───── DATASET SECTION

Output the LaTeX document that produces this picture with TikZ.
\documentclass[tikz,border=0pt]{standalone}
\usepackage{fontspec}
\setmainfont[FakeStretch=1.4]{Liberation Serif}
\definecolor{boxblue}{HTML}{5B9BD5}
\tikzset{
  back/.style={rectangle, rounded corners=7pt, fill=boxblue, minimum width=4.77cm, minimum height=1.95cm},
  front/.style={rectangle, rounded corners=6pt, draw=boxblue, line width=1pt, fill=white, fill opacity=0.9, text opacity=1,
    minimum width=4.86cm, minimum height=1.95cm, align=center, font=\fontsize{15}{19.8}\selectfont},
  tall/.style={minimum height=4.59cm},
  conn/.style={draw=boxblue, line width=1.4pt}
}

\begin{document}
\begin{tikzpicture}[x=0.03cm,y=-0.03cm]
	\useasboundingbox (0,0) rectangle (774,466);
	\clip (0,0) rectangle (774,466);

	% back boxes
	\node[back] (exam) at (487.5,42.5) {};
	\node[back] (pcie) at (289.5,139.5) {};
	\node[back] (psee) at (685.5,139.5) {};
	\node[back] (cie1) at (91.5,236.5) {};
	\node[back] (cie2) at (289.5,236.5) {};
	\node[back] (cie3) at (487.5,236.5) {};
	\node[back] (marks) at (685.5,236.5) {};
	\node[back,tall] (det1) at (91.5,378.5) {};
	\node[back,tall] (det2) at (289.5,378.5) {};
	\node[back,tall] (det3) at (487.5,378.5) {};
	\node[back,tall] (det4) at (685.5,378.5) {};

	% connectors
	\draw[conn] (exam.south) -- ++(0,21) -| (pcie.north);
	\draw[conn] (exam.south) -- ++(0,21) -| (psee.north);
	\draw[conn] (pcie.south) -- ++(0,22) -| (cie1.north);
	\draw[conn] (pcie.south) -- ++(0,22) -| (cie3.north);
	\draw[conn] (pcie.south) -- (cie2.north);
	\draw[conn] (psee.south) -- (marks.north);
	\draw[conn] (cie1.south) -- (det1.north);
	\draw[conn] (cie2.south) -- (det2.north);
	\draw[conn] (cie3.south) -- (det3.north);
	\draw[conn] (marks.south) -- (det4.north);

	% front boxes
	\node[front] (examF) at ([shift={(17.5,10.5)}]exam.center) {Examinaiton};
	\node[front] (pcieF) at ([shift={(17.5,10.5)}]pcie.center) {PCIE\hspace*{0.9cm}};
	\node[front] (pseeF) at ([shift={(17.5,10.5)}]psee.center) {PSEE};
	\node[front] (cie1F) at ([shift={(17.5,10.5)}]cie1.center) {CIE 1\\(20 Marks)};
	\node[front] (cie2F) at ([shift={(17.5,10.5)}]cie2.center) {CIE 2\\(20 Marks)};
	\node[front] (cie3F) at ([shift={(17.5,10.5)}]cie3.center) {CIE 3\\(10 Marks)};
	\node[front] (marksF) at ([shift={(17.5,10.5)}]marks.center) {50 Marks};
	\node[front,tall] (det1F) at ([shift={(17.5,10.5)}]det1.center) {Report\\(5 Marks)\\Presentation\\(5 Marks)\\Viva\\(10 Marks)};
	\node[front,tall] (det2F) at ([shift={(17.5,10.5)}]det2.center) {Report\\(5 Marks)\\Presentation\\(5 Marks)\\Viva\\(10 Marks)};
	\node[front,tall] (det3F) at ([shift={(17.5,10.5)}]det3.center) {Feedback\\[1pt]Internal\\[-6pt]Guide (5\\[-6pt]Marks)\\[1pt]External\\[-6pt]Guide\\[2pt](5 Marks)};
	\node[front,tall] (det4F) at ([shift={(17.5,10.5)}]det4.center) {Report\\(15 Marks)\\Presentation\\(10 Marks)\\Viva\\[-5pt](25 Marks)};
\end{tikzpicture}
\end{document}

──────────

### TASK STATEMENT
Show the data once more, exactly as it was written.

### ANSWER TO THIS TASK
Output the LaTeX document that produces this picture with TikZ.
\documentclass[tikz,border=0pt]{standalone}
\usepackage{fontspec}
\setmainfont[FakeStretch=1.4]{Liberation Serif}
\definecolor{boxblue}{HTML}{5B9BD5}
\tikzset{
  back/.style={rectangle, rounded corners=7pt, fill=boxblue, minimum width=4.77cm, minimum height=1.95cm},
  front/.style={rectangle, rounded corners=6pt, draw=boxblue, line width=1pt, fill=white, fill opacity=0.9, text opacity=1,
    minimum width=4.86cm, minimum height=1.95cm, align=center, font=\fontsize{15}{19.8}\selectfont},
  tall/.style={minimum height=4.59cm},
  conn/.style={draw=boxblue, line width=1.4pt}
}

\begin{document}
\begin{tikzpicture}[x=0.03cm,y=-0.03cm]
	\useasboundingbox (0,0) rectangle (774,466);
	\clip (0,0) rectangle (774,466);

	% back boxes
	\node[back] (exam) at (487.5,42.5) {};
	\node[back] (pcie) at (289.5,139.5) {};
	\node[back] (psee) at (685.5,139.5) {};
	\node[back] (cie1) at (91.5,236.5) {};
	\node[back] (cie2) at (289.5,236.5) {};
	\node[back] (cie3) at (487.5,236.5) {};
	\node[back] (marks) at (685.5,236.5) {};
	\node[back,tall] (det1) at (91.5,378.5) {};
	\node[back,tall] (det2) at (289.5,378.5) {};
	\node[back,tall] (det3) at (487.5,378.5) {};
	\node[back,tall] (det4) at (685.5,378.5) {};

	% connectors
	\draw[conn] (exam.south) -- ++(0,21) -| (pcie.north);
	\draw[conn] (exam.south) -- ++(0,21) -| (psee.north);
	\draw[conn] (pcie.south) -- ++(0,22) -| (cie1.north);
	\draw[conn] (pcie.south) -- ++(0,22) -| (cie3.north);
	\draw[conn] (pcie.south) -- (cie2.north);
	\draw[conn] (psee.south) -- (marks.north);
	\draw[conn] (cie1.south) -- (det1.north);
	\draw[conn] (cie2.south) -- (det2.north);
	\draw[conn] (cie3.south) -- (det3.north);
	\draw[conn] (marks.south) -- (det4.north);

	% front boxes
	\node[front] (examF) at ([shift={(17.5,10.5)}]exam.center) {Examinaiton};
	\node[front] (pcieF) at ([shift={(17.5,10.5)}]pcie.center) {PCIE\hspace*{0.9cm}};
	\node[front] (pseeF) at ([shift={(17.5,10.5)}]psee.center) {PSEE};
	\node[front] (cie1F) at ([shift={(17.5,10.5)}]cie1.center) {CIE 1\\(20 Marks)};
	\node[front] (cie2F) at ([shift={(17.5,10.5)}]cie2.center) {CIE 2\\(20 Marks)};
	\node[front] (cie3F) at ([shift={(17.5,10.5)}]cie3.center) {CIE 3\\(10 Marks)};
	\node[front] (marksF) at ([shift={(17.5,10.5)}]marks.center) {50 Marks};
	\node[front,tall] (det1F) at ([shift={(17.5,10.5)}]det1.center) {Report\\(5 Marks)\\Presentation\\(5 Marks)\\Viva\\(10 Marks)};
	\node[front,tall] (det2F) at ([shift={(17.5,10.5)}]det2.center) {Report\\(5 Marks)\\Presentation\\(5 Marks)\\Viva\\(10 Marks)};
	\node[front,tall] (det3F) at ([shift={(17.5,10.5)}]det3.center) {Feedback\\[1pt]Internal\\[-6pt]Guide (5\\[-6pt]Marks)\\[1pt]External\\[-6pt]Guide\\[2pt](5 Marks)};
	\node[front,tall] (det4F) at ([shift={(17.5,10.5)}]det4.center) {Report\\(15 Marks)\\Presentation\\(10 Marks)\\Viva\\[-5pt](25 Marks)};
\end{tikzpicture}
\end{document}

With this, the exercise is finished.